-- start --

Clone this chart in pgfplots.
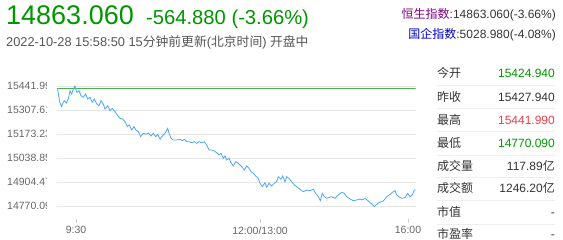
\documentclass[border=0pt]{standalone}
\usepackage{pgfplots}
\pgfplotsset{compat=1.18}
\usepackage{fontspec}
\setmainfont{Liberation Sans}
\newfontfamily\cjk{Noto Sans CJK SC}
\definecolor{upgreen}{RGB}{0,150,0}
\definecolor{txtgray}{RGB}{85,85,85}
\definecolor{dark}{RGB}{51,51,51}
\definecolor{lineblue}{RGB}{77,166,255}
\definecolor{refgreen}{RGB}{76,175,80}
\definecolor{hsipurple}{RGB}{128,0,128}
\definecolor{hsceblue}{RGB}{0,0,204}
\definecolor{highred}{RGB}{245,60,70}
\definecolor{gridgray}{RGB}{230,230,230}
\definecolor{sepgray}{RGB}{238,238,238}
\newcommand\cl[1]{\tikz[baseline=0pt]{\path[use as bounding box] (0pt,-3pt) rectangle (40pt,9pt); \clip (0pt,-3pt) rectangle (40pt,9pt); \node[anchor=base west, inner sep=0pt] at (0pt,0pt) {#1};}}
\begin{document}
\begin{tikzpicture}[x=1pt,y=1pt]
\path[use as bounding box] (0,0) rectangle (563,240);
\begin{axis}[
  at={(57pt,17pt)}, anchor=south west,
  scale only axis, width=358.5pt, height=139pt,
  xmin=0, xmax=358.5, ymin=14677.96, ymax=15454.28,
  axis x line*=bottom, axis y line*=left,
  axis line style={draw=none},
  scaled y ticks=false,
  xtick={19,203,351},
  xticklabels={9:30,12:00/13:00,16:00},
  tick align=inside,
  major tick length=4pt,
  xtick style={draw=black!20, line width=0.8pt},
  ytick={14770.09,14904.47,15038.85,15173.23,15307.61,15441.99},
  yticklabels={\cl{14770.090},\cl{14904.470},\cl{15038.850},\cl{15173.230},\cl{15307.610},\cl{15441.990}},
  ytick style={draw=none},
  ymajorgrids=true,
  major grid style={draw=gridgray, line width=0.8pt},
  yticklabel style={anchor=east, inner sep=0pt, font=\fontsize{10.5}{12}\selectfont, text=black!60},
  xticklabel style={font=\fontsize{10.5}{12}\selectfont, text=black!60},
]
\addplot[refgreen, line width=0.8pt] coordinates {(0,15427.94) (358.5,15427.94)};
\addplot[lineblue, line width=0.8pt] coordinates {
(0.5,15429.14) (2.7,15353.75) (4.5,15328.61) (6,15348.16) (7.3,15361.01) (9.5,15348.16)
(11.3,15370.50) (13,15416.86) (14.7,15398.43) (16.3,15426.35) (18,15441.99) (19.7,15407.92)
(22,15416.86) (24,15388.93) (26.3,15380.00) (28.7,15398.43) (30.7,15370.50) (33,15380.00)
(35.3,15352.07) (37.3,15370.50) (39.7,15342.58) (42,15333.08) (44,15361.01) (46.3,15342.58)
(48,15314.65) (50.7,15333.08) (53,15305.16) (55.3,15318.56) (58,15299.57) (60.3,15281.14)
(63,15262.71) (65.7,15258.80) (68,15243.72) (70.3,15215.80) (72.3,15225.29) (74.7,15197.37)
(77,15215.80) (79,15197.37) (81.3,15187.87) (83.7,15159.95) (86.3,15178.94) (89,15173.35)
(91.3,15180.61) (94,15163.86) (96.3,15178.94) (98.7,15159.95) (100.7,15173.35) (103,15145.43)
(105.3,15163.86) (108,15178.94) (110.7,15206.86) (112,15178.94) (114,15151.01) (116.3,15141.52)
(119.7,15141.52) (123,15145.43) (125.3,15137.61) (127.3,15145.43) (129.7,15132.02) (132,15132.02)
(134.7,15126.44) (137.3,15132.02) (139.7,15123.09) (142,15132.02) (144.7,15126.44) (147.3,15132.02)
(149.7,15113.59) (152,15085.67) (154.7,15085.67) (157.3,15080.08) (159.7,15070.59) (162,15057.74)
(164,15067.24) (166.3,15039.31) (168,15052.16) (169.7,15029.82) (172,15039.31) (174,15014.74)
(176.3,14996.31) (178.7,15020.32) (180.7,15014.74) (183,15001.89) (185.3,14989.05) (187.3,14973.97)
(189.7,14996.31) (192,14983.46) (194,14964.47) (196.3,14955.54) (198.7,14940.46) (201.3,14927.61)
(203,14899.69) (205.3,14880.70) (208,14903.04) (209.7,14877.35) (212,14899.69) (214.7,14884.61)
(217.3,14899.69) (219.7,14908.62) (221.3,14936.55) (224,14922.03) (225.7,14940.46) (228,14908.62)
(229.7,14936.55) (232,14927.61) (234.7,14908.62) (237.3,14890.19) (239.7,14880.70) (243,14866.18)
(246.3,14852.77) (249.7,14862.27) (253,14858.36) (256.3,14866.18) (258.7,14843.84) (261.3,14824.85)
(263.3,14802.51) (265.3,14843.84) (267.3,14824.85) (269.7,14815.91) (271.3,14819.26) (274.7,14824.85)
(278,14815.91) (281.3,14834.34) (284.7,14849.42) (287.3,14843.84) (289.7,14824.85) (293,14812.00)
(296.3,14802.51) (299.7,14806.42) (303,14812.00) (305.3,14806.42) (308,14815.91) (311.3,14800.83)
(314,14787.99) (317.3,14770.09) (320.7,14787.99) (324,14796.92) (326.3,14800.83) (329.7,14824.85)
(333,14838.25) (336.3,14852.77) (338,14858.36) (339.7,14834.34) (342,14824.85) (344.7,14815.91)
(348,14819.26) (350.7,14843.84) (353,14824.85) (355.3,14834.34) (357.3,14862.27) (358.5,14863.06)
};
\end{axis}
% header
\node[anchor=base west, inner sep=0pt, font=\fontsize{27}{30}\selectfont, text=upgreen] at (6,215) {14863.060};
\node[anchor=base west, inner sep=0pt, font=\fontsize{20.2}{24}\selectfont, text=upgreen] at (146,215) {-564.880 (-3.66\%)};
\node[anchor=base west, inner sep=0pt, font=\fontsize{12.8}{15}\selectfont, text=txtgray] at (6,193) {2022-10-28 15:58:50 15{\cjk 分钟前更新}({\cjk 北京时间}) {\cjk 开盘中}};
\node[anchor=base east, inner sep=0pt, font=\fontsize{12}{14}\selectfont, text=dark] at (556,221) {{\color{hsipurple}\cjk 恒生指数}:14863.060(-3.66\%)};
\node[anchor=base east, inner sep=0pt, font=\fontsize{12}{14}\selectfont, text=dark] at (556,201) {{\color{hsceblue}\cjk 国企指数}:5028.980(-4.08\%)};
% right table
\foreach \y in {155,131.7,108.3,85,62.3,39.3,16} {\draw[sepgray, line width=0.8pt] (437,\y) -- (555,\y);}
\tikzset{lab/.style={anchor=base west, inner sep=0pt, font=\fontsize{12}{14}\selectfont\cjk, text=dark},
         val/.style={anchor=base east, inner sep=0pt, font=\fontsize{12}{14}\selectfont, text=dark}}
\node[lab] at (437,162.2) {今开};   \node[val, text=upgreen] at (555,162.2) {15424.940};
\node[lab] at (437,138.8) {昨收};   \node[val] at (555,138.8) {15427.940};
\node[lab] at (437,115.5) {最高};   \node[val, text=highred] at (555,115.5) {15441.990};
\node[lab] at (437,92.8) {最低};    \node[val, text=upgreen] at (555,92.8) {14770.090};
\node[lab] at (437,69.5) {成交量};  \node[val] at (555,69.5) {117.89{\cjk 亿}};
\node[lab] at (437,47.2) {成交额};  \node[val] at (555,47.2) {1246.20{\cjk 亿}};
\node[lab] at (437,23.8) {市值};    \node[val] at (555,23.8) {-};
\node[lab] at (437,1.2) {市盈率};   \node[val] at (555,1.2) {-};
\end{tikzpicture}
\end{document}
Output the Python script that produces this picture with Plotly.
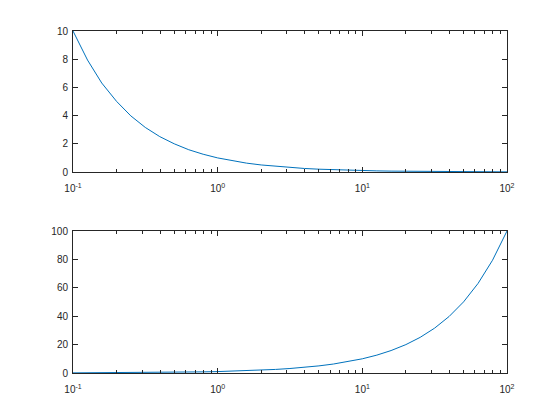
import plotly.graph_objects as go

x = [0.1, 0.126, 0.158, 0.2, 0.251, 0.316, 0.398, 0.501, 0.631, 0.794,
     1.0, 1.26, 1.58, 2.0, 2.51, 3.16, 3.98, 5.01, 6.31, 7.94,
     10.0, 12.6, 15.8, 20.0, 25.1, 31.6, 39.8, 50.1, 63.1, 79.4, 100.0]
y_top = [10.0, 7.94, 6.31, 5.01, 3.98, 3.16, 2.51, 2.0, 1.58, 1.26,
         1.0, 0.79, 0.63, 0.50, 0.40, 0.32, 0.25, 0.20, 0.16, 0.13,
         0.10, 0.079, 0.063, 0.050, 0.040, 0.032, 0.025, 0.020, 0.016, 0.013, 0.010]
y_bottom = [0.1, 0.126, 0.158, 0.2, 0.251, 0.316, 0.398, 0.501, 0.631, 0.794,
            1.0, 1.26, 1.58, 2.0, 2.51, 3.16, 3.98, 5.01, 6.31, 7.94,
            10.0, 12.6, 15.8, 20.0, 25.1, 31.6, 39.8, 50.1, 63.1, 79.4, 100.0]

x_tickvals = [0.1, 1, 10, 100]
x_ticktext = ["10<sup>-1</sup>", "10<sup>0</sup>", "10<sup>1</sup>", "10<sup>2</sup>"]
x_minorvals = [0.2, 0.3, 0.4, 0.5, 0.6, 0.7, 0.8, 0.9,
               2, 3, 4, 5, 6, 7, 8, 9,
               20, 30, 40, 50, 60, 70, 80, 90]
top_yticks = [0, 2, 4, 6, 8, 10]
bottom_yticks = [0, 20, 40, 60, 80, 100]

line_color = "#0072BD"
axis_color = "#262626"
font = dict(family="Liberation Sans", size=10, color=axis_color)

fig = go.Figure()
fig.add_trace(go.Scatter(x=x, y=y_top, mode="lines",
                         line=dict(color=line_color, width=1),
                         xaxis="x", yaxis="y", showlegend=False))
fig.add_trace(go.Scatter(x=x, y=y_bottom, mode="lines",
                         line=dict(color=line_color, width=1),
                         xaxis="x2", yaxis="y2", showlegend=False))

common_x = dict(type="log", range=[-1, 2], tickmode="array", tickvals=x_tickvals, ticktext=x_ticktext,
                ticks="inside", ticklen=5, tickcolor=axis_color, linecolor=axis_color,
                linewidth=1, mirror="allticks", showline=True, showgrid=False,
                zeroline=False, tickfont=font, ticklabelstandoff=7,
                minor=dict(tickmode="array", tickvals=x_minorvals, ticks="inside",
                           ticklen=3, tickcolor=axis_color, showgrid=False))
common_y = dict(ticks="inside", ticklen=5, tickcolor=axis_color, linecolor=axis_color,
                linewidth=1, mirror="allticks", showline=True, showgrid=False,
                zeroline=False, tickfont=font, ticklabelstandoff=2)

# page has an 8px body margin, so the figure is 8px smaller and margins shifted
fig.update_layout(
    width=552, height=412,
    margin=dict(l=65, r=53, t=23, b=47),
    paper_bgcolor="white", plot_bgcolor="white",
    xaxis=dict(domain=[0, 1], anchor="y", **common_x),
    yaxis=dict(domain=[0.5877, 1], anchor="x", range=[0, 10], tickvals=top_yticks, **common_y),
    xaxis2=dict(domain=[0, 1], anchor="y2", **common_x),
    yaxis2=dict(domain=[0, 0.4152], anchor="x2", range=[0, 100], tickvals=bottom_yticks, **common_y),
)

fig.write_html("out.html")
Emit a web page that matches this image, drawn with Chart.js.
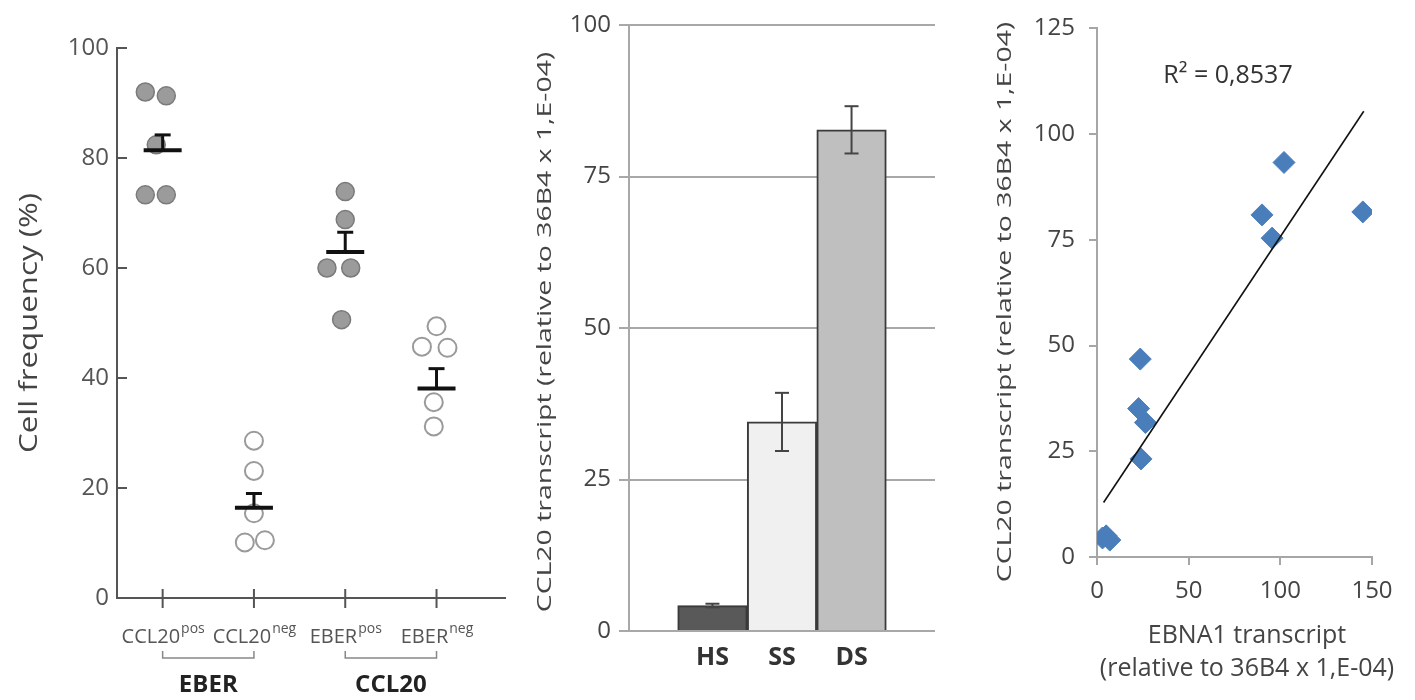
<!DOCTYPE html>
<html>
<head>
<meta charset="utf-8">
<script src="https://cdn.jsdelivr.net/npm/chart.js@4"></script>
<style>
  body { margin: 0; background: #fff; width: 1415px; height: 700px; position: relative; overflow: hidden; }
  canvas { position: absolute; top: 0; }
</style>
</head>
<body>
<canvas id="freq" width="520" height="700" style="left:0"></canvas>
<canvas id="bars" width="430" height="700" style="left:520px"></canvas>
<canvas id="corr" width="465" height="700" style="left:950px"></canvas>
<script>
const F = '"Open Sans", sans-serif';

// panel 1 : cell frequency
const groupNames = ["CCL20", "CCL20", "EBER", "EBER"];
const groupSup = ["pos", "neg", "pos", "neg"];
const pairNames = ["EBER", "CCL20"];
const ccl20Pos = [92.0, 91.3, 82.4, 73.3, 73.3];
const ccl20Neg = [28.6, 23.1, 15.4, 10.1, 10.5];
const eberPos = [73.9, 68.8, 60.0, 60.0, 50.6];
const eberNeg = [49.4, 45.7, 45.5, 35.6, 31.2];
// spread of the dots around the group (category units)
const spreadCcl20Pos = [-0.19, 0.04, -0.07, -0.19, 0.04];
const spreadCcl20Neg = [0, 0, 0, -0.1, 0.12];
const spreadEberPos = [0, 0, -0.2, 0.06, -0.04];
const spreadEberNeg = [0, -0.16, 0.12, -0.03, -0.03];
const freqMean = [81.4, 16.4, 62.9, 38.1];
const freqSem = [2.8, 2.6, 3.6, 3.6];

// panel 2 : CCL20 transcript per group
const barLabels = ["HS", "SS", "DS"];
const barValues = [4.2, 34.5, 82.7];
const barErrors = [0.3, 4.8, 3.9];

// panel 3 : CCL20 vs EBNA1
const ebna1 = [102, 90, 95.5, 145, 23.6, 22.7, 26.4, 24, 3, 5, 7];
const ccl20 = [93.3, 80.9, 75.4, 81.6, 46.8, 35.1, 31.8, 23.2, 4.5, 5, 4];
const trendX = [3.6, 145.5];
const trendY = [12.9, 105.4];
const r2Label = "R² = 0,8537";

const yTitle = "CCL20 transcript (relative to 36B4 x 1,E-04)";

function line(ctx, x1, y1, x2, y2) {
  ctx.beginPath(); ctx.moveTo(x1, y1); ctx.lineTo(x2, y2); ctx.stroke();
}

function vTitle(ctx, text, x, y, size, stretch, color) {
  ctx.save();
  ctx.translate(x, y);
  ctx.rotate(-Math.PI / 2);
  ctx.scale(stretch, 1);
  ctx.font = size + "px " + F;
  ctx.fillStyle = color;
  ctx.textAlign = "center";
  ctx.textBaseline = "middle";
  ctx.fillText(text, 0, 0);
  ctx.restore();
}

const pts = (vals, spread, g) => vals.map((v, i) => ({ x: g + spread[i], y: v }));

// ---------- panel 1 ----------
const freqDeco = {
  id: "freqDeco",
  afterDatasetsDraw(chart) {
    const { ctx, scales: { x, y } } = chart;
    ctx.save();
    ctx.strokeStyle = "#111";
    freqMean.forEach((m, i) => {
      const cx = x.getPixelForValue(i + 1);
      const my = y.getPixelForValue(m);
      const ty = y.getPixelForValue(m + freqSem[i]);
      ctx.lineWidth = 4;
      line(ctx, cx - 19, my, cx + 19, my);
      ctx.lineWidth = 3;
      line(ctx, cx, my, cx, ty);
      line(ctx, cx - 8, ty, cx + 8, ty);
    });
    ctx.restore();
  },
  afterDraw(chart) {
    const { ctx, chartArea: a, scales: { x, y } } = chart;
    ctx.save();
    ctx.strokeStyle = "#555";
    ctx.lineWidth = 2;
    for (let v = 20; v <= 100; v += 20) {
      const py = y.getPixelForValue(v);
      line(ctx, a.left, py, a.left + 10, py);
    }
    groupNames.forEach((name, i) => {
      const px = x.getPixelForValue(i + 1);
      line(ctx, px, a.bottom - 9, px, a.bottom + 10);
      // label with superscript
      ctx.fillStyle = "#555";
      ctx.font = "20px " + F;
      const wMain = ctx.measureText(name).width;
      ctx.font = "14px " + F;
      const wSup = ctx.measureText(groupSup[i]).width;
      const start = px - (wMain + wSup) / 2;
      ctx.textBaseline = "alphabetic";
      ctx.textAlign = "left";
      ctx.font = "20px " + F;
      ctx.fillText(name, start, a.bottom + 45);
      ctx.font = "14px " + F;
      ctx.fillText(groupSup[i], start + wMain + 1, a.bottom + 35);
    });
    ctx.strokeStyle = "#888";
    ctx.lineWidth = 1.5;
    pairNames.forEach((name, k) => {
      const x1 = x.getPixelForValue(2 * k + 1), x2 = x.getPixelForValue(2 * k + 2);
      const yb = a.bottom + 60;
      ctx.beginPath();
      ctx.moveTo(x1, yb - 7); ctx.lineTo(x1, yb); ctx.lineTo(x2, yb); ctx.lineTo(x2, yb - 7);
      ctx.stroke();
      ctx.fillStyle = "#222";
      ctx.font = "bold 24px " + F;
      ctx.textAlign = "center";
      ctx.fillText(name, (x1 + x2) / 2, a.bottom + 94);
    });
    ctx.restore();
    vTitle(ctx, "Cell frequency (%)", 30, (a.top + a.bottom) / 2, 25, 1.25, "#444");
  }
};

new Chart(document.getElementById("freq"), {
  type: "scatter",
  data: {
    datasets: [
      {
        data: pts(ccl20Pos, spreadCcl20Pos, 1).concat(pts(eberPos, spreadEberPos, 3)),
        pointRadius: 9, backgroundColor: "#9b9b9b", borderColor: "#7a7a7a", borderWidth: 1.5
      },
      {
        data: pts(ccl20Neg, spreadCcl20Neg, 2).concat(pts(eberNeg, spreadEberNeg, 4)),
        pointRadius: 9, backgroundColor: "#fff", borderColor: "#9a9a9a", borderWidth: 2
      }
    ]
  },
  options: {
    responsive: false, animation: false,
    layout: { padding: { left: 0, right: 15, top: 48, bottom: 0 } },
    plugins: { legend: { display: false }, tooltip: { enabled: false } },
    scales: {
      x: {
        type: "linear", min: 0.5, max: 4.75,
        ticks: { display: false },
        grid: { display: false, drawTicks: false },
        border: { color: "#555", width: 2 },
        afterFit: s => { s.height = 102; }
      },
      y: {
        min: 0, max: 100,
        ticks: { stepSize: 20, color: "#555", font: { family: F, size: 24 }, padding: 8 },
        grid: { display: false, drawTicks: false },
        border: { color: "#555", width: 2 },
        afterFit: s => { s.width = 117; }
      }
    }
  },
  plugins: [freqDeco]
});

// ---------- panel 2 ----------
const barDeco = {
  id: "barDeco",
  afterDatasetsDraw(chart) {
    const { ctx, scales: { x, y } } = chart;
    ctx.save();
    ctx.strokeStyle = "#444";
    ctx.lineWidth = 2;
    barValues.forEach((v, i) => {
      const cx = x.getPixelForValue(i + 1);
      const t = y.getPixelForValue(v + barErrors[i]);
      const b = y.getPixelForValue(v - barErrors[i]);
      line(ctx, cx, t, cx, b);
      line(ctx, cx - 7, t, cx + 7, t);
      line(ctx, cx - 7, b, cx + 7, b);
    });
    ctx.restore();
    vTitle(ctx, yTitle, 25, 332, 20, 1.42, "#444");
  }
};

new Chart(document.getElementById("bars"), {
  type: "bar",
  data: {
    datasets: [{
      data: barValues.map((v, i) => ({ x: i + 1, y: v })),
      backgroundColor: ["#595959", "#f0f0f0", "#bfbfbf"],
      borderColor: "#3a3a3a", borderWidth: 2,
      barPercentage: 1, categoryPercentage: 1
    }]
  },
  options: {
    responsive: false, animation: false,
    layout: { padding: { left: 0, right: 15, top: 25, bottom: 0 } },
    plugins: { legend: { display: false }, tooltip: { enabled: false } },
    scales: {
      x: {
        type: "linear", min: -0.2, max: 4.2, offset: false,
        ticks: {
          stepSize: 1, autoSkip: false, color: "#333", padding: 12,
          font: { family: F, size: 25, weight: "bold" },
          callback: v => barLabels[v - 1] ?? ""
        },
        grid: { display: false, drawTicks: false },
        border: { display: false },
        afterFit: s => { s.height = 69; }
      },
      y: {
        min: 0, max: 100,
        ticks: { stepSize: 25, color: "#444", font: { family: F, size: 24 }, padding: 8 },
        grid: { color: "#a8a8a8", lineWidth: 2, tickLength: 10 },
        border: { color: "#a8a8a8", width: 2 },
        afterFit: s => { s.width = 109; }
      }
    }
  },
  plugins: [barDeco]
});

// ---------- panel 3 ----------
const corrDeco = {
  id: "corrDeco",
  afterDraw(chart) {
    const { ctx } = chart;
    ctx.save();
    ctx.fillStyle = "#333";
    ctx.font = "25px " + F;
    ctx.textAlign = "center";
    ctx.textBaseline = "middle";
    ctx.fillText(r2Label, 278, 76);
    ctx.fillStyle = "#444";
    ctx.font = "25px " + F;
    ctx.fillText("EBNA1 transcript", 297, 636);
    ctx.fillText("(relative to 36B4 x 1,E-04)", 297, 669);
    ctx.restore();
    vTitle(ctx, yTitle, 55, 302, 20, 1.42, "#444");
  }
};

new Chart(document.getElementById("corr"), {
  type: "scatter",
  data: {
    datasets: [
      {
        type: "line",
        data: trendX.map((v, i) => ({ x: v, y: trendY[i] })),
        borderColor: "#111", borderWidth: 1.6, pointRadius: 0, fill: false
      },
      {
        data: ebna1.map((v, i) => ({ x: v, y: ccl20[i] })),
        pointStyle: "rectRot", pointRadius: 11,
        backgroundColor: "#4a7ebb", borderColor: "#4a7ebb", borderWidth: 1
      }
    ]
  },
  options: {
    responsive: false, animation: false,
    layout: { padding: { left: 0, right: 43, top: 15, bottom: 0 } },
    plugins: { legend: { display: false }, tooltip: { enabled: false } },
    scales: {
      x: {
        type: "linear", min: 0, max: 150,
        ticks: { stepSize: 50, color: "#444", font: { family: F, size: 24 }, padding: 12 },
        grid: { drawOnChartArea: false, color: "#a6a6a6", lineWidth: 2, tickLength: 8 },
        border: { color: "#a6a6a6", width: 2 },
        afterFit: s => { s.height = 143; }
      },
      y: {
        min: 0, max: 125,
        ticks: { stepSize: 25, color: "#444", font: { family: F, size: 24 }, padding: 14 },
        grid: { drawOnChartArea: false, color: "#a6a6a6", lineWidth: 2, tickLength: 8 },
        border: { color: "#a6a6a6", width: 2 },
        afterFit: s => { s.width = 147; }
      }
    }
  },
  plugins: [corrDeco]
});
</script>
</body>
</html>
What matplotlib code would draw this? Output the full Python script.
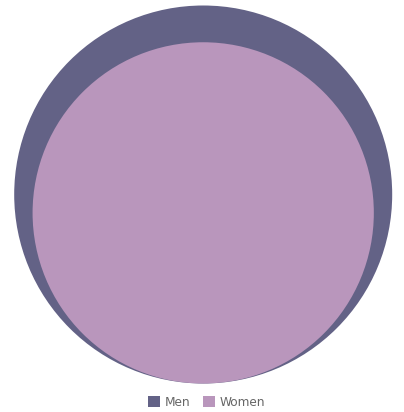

-- end --

[Exercise aim]
Find the word "Python" and list each line it appears in.

[Written response]
Output the Python script that produces this picture with Plotly.
What matplotlib code would draw this? Output the full Python script.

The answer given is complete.